- **Given request**: Omit every picture, and retype the lines that run from the beginning of the data below through the line containing "return fig.add_axes([left /", inclusive.

- **Material provided**:

· · · ·

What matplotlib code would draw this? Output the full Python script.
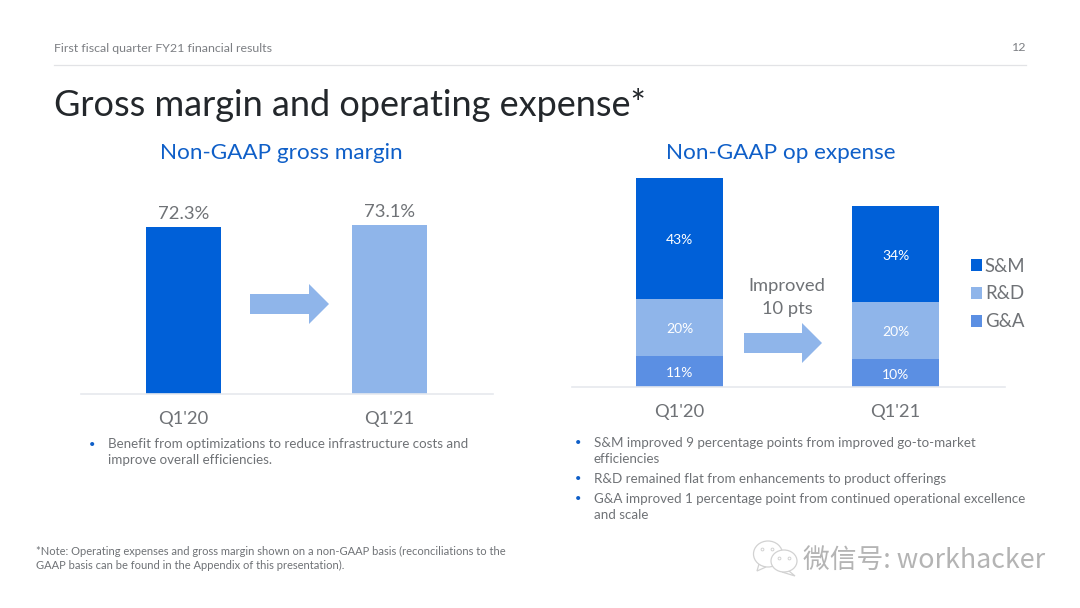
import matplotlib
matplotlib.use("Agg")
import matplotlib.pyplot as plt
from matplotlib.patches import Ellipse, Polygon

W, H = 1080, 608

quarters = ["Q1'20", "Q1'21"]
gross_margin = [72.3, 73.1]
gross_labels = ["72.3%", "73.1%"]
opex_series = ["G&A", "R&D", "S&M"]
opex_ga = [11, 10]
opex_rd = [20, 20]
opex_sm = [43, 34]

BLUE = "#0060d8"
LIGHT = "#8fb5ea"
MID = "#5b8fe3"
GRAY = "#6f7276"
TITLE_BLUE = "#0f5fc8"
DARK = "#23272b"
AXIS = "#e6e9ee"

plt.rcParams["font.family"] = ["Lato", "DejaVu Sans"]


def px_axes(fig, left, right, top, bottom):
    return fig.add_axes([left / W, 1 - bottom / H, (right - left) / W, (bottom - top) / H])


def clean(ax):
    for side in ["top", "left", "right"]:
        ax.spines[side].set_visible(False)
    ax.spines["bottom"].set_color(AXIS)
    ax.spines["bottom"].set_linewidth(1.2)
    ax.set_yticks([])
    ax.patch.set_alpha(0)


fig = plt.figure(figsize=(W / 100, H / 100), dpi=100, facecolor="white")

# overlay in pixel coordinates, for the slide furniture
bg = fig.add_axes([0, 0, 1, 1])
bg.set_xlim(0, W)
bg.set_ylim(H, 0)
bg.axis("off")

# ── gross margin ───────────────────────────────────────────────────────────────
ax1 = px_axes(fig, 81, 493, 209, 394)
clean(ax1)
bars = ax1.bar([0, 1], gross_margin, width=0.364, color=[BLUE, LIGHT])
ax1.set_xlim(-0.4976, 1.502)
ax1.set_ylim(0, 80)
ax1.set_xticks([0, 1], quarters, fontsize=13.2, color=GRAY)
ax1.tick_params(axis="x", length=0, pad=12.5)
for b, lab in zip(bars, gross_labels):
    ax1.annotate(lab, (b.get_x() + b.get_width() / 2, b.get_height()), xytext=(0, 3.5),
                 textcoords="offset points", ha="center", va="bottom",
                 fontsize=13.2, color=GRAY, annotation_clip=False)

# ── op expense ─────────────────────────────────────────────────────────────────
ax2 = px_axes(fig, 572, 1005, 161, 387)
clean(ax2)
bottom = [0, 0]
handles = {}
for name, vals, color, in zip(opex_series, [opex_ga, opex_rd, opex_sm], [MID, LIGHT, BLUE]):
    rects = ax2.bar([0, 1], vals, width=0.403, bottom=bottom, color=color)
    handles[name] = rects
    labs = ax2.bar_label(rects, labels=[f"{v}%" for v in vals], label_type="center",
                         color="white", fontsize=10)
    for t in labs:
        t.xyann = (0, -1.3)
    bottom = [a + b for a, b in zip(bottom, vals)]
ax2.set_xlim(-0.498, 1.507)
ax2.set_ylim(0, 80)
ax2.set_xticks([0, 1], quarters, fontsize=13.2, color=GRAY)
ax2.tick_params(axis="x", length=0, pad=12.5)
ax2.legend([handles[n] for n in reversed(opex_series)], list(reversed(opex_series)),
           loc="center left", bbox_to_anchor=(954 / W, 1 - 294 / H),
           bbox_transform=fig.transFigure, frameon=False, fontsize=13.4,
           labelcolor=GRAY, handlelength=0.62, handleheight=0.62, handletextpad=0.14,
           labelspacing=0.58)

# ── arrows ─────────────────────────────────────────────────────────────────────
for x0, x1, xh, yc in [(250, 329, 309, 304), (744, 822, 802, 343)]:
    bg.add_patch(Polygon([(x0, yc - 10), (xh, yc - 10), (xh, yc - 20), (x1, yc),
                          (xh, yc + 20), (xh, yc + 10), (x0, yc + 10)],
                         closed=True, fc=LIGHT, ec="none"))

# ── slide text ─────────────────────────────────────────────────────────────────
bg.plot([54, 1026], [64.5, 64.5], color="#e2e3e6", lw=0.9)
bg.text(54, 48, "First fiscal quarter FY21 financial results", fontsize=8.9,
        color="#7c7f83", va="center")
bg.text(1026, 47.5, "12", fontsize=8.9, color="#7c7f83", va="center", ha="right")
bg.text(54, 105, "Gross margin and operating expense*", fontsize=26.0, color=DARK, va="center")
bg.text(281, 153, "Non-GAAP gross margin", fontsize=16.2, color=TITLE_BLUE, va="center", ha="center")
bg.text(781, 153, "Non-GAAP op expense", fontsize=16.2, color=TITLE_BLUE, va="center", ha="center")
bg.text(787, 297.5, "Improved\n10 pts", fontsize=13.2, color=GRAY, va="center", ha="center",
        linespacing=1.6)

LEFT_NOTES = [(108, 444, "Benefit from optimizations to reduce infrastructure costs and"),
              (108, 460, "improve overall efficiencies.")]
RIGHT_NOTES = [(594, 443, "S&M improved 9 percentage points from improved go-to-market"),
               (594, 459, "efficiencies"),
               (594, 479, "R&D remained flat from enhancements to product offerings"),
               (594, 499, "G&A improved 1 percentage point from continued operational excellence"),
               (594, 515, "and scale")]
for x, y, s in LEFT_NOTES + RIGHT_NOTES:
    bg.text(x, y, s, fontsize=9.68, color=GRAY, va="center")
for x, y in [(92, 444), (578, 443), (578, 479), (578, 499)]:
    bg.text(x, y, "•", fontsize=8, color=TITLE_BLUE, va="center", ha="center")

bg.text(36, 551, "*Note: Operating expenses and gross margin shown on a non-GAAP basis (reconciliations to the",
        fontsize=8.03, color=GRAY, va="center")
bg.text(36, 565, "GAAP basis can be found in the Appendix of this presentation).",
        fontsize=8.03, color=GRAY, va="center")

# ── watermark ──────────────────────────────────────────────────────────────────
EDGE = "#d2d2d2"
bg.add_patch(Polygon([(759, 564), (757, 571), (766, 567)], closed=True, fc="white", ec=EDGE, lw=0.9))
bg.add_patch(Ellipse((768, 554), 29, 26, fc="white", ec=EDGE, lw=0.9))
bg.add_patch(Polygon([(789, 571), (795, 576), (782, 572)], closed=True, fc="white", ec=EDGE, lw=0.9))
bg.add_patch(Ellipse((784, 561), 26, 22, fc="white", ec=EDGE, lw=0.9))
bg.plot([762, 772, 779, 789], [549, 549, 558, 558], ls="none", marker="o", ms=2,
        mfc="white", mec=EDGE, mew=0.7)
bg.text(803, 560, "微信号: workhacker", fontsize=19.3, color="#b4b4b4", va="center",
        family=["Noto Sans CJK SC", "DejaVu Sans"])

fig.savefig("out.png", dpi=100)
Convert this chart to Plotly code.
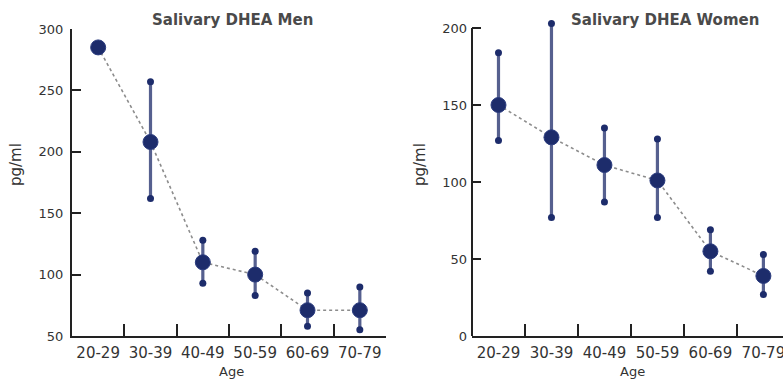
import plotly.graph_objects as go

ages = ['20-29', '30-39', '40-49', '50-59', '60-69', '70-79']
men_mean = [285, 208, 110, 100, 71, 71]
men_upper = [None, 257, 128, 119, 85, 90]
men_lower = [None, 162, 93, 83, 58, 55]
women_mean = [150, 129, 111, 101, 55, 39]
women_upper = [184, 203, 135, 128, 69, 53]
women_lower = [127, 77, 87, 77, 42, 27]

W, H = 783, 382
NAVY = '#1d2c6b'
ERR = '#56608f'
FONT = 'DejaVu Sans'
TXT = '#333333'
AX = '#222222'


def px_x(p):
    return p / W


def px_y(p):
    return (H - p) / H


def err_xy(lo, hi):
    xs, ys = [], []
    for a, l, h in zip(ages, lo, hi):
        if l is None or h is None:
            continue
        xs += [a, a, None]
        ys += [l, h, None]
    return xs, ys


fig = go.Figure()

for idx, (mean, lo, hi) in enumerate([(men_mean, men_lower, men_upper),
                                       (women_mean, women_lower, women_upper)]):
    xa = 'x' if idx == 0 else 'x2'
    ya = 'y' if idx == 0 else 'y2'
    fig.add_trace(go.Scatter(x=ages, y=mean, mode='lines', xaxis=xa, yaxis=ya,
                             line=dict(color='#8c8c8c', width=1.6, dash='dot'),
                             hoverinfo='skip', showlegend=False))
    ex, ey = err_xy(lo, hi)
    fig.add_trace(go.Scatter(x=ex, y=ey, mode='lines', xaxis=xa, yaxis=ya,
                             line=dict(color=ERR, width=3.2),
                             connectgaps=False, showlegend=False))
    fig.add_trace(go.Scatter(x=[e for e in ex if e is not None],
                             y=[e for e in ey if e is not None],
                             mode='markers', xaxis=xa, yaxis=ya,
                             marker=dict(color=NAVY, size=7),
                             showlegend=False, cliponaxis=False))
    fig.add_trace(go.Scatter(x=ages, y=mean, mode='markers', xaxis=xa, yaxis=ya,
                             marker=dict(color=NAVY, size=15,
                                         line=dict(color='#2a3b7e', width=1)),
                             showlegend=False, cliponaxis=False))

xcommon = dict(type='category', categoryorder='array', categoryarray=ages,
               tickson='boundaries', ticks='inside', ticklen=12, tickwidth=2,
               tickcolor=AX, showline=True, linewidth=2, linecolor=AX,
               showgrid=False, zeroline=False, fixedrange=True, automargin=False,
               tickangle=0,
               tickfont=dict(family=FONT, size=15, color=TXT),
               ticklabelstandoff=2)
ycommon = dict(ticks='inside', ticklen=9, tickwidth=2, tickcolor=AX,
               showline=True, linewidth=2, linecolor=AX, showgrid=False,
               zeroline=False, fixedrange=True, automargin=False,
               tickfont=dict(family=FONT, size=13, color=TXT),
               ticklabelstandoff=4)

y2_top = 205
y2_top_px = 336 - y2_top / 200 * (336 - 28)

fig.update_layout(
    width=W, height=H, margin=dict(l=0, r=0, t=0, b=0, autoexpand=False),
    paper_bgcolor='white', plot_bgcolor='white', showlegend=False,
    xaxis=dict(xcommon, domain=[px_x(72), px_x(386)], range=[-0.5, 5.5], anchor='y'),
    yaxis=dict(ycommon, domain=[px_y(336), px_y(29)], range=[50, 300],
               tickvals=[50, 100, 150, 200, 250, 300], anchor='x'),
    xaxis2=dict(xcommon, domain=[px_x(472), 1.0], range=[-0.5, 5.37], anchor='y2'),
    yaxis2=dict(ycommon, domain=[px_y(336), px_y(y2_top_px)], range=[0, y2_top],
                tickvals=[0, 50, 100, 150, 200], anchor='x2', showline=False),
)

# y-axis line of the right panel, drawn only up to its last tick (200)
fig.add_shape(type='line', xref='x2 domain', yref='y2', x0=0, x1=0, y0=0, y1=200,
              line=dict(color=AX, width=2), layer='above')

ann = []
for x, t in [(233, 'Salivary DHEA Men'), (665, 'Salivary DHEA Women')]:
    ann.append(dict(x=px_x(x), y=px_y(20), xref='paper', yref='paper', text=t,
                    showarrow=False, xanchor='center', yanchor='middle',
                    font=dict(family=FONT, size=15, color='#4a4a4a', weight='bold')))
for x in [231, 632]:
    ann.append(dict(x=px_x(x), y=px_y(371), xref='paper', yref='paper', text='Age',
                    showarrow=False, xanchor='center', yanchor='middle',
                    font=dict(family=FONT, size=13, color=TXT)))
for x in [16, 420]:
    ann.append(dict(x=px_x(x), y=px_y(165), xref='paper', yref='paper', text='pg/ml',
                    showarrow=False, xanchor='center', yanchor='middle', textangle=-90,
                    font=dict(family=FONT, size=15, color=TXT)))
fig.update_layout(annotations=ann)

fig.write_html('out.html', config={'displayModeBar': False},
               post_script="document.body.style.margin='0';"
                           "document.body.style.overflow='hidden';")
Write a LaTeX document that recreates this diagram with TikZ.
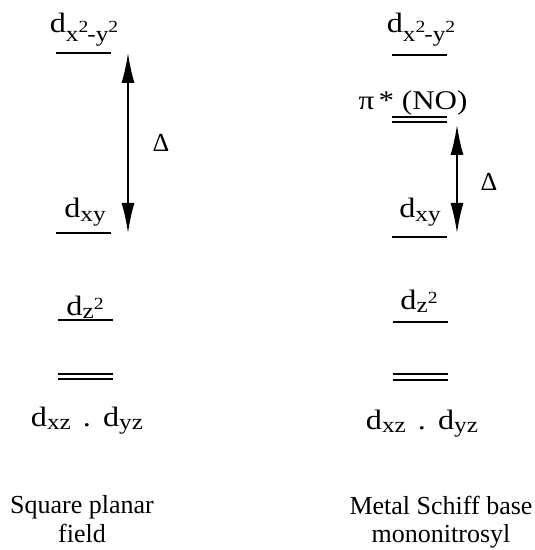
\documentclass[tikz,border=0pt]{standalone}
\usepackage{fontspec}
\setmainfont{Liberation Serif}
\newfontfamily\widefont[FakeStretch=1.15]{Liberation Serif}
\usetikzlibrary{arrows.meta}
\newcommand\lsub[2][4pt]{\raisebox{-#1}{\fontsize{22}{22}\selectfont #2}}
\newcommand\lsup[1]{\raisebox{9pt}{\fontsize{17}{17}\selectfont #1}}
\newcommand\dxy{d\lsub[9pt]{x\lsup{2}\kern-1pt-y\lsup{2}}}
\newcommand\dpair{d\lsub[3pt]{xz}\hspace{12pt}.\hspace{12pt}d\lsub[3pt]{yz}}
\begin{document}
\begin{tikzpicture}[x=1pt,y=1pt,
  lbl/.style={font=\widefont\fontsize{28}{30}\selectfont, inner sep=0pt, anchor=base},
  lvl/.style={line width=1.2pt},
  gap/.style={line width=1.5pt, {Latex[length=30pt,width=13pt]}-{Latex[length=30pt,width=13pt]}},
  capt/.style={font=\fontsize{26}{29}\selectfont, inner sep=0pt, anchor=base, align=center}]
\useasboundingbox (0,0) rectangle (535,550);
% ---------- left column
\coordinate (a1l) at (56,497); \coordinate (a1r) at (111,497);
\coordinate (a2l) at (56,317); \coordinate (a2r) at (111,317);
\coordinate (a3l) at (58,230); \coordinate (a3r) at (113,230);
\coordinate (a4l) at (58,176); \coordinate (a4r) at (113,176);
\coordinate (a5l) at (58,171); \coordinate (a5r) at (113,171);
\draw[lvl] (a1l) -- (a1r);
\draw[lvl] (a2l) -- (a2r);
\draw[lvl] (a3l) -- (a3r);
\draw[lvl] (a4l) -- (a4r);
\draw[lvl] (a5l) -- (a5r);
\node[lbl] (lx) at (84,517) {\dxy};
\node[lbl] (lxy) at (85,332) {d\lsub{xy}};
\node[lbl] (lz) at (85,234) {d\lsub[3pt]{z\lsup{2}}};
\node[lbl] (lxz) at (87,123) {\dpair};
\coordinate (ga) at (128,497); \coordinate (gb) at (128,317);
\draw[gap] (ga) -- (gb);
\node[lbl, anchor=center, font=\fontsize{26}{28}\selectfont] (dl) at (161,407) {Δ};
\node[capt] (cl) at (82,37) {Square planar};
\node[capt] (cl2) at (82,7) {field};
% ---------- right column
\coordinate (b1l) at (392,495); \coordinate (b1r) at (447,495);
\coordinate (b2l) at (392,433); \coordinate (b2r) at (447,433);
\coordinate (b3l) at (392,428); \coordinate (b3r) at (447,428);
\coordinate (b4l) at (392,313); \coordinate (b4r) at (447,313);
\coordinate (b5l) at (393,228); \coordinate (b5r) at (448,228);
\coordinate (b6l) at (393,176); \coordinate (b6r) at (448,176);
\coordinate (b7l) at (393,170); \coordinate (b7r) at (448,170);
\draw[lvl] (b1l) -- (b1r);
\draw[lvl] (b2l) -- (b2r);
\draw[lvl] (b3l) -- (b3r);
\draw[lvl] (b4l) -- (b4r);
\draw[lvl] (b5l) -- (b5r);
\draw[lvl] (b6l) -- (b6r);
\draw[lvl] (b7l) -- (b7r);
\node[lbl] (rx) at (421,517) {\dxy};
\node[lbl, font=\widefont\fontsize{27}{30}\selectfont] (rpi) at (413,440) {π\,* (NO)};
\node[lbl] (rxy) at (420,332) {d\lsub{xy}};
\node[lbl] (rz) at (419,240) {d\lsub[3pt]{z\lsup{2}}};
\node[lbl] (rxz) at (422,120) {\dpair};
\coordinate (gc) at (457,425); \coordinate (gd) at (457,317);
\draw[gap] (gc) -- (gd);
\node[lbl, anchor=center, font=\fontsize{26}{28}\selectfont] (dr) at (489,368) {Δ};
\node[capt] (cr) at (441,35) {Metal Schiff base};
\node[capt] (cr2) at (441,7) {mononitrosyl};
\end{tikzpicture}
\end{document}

· · · ·

- **Answer to this task**:
What matplotlib code would draw this? Output the full Python script.
import matplotlib
matplotlib.use("Agg")
import matplotlib.pyplot as plt
from matplotlib.patches import Ellipse, Polygon

W, H = 1080, 608

quarters = ["Q1'20", "Q1'21"]
gross_margin = [72.3, 73.1]
gross_labels = ["72.3%", "73.1%"]
opex_series = ["G&A", "R&D", "S&M"]
opex_ga = [11, 10]
opex_rd = [20, 20]
opex_sm = [43, 34]

BLUE = "#0060d8"
LIGHT = "#8fb5ea"
MID = "#5b8fe3"
GRAY = "#6f7276"
TITLE_BLUE = "#0f5fc8"
DARK = "#23272b"
AXIS = "#e6e9ee"

plt.rcParams["font.family"] = ["Lato", "DejaVu Sans"]


def px_axes(fig, left, right, top, bottom):
    return fig.add_axes([left / W, 1 - bottom / H, (right - left) / W, (bottom - top) / H])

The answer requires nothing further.